Rebecca Smith (born 14 March 2000) is a Canadian former competitive swimmer. She represented Canada at the 2020 Summer Olympics, winning a silver medal in the 4×100 metre freestyle relay, and is a multi-medallist at the World Aquatics Championships, World Swimming Championships, Commonwealth Games, and Pan Pacific Swimming Championships.

==Career==
At the 2017 World Championships in Budapest Smith was part of the bronze medal-winning team in the 4 × 100 m mixed medley. Later in 2017 Smith was also part of the gold medal 4 × 200 m freestyle 2017 World Junior Swimming Championships team in Indianapolis. In the process the team broke the junior world record and championship record.

In September 2017, Smith was named to Canada's 2018 Commonwealth Games team.

In the Autumn of 2019 she was member of the inaugural International Swimming League (ISL) swimming for the Energy Standard International Swim Club, who won the team title in Las Vegas, Nevada, in December. In spring 2020, Smith signed for the newly formed Toronto Titans, the first and only Canadian team in the ISL.

In June 2021, she qualified to represent Canada at the 2020 Summer Olympics. Smith won a silver medal as part of the Canadian team in the 4 × 100 m freestyle relay, alongside Kayla Sanchez, Maggie Mac Neil and Penny Oleksiak.

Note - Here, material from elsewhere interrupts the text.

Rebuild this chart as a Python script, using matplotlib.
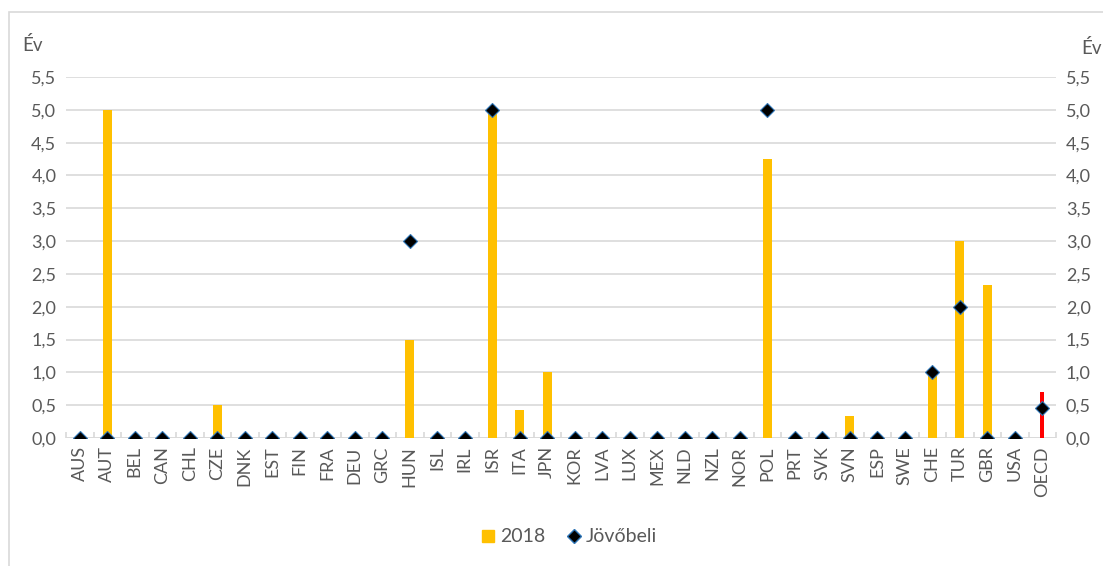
import numpy as np
import matplotlib.pyplot as plt
from matplotlib.patches import Rectangle
from matplotlib.lines import Line2D

# adatok
orszagok = ["AUS", "AUT", "BEL", "CAN", "CHL", "CZE", "DNK", "EST", "FIN", "FRA",
            "DEU", "GRC", "HUN", "ISL", "IRL", "ISR", "ITA", "JPN", "KOR", "LVA",
            "LUX", "MEX", "NLD", "NZL", "NOR", "POL", "PRT", "SVK", "SVN", "ESP",
            "SWE", "CHE", "TUR", "GBR", "USA", "OECD"]
ertek_2018 = [0, 5.0, 0, 0, 0, 0.5, 0, 0, 0, 0,
              0, 0, 1.5, 0, 0, 5.0, 0.42, 1.0, 0, 0,
              0, 0, 0, 0, 0, 4.25, 0, 0, 0.33, 0,
              0, 1.0, 3.0, 2.33, 0, 0.7]
jovobeli = [0, 0, 0, 0, 0, 0, 0, 0, 0, 0,
            0, 0, 3.0, 0, 0, 5.0, 0, 0, 0, 0,
            0, 0, 0, 0, 0, 5.0, 0, 0, 0, 0,
            0, 1.0, 2.0, 0, 0, 0.45]
yticks = [0, 0.5, 1.0, 1.5, 2.0, 2.5, 3.0, 3.5, 4.0, 4.5, 5.0, 5.5]

szurke = "#595959"
plt.rcParams['font.family'] = ['Lato', 'DejaVu Sans']

fig = plt.figure(figsize=(11.03, 5.66), dpi=100)
ax = fig.add_axes([66/1103, 1-438/566, (1056-66)/1103, (438-77)/566])

x = np.arange(len(orszagok))
szinek = ["#ffc000"] * (len(orszagok) - 1) + ["#ff0000"]
szelessegek = [0.33] * (len(orszagok) - 1) + [0.14]
ax.bar(x, ertek_2018, width=szelessegek, color=szinek, zorder=2)
ax.plot(x, jovobeli, linestyle="none", marker="D", markersize=7,
        markerfacecolor="black", markeredgecolor="#2e75b6", markeredgewidth=0.8, zorder=3)

ax.set_xlim(-0.5, len(orszagok) - 0.5)
ax.set_ylim(0, 5.5)
ax.set_yticks(yticks)
ax.set_yticklabels([f"{v:.1f}".replace(".", ",") for v in yticks])
ax.yaxis.grid(True, color="#d9d9d9", linewidth=1.2, zorder=0)
ax.tick_params(axis="y", length=0, labelsize=13, labelcolor=szurke, pad=7,
               right=True, labelright=True)
for s in ax.spines.values():
    s.set_visible(False)
ax.axhline(0, color="#d9d9d9", linewidth=1.2, zorder=1)

ax.set_xticks(x)
ax.set_xticklabels(orszagok, rotation=90, fontsize=13, color=szurke)
ax.set_xticks(np.arange(-0.5, len(orszagok), 1), minor=True)
ax.tick_params(axis="x", which="major", length=0, pad=6)
ax.tick_params(axis="x", which="minor", length=4, direction="in", color="#d9d9d9", width=1.2)

fig.text(22/1103, 1-45/566, "Év", fontsize=13.5, color=szurke, va="center")
fig.text(1081/1103, 1-48/566, "Év", fontsize=13.5, color=szurke, va="center")

# keret
fig.patches.append(Rectangle((9/1103, -0.1), 1.2, 1-12/566 + 0.1, transform=fig.transFigure,
                             fill=False, edgecolor="#d9d9d9", linewidth=1.2))

jelmagyarazat = [Line2D([], [], linestyle="none", marker="s", markersize=9,
                        markerfacecolor="#ffc000", markeredgecolor="#ffc000", label="2018"),
                 Line2D([], [], linestyle="none", marker="D", markersize=7,
                        markerfacecolor="black", markeredgecolor="#2e75b6", label="Jövőbeli")]
fig.legend(handles=jelmagyarazat, loc="center", bbox_to_anchor=(568/1103, 1-537/566),
           ncol=2, frameon=False, fontsize=14, labelcolor=szurke, handletextpad=0.1,
           columnspacing=1.0, handlelength=1)

fig.savefig("out.png", dpi=100)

At the 2022 World Aquatics Championships, Smith swam in the heats of the 4 × 100 m freestyle relay. She was replaced by Mac Neil in the event final, but shared in the team's first-ever silver medal win at the World Championships in a relay. She also competed in the heats of the 4 × 200 m freestyle relay for the Canadian team, helping to the event final, where she was replaced by Taylor Ruck. She shared in the team's bronze medal win. Later in the summer, named to Canada's team for the 2022 Commonwealth Games, Smith won a bronze medal in the mixed 4 × 100 m freestyle relay. On the second day of competition, she finished eighth in the 100 m butterfly and won a bronze medal in the 4 × 100 m freestyle relay. Teammates Maggie Mac Neil and Katerine Savard did the same double. Smith said she was "a little disappointed with my swims tonight." Smith swam the freestyle anchor leg in the heats of the 4 × 100 m mixed medley, but was replaced by Ruslan Gaziev in the final. She received a silver medal after the team finished second there.

Smith continued competing domestically during 2023, but did not appear in international competition while focusing on completing her nursing degree at the University of Calgary. While many of Canada's top swimmers opted to skip the 2024 World Aquatics Championships in Doha, Smith was named to the team. She said she viewed Doha has "a really great stepping stone leading into Olympic trials in May. I'm just excited to get in there and race and see where I'm at." On the first day of swimming finals, Smith participated in the 4 × 100 m freestyle relay, where Canada won a bronze medal. With Maggie Mac Neil absent, she then swam the butterfly leg for Canada in the 4 × 100 m medley relay, winning another bronze medal.

Smith announced her retirement from competitive swimming in February 2025.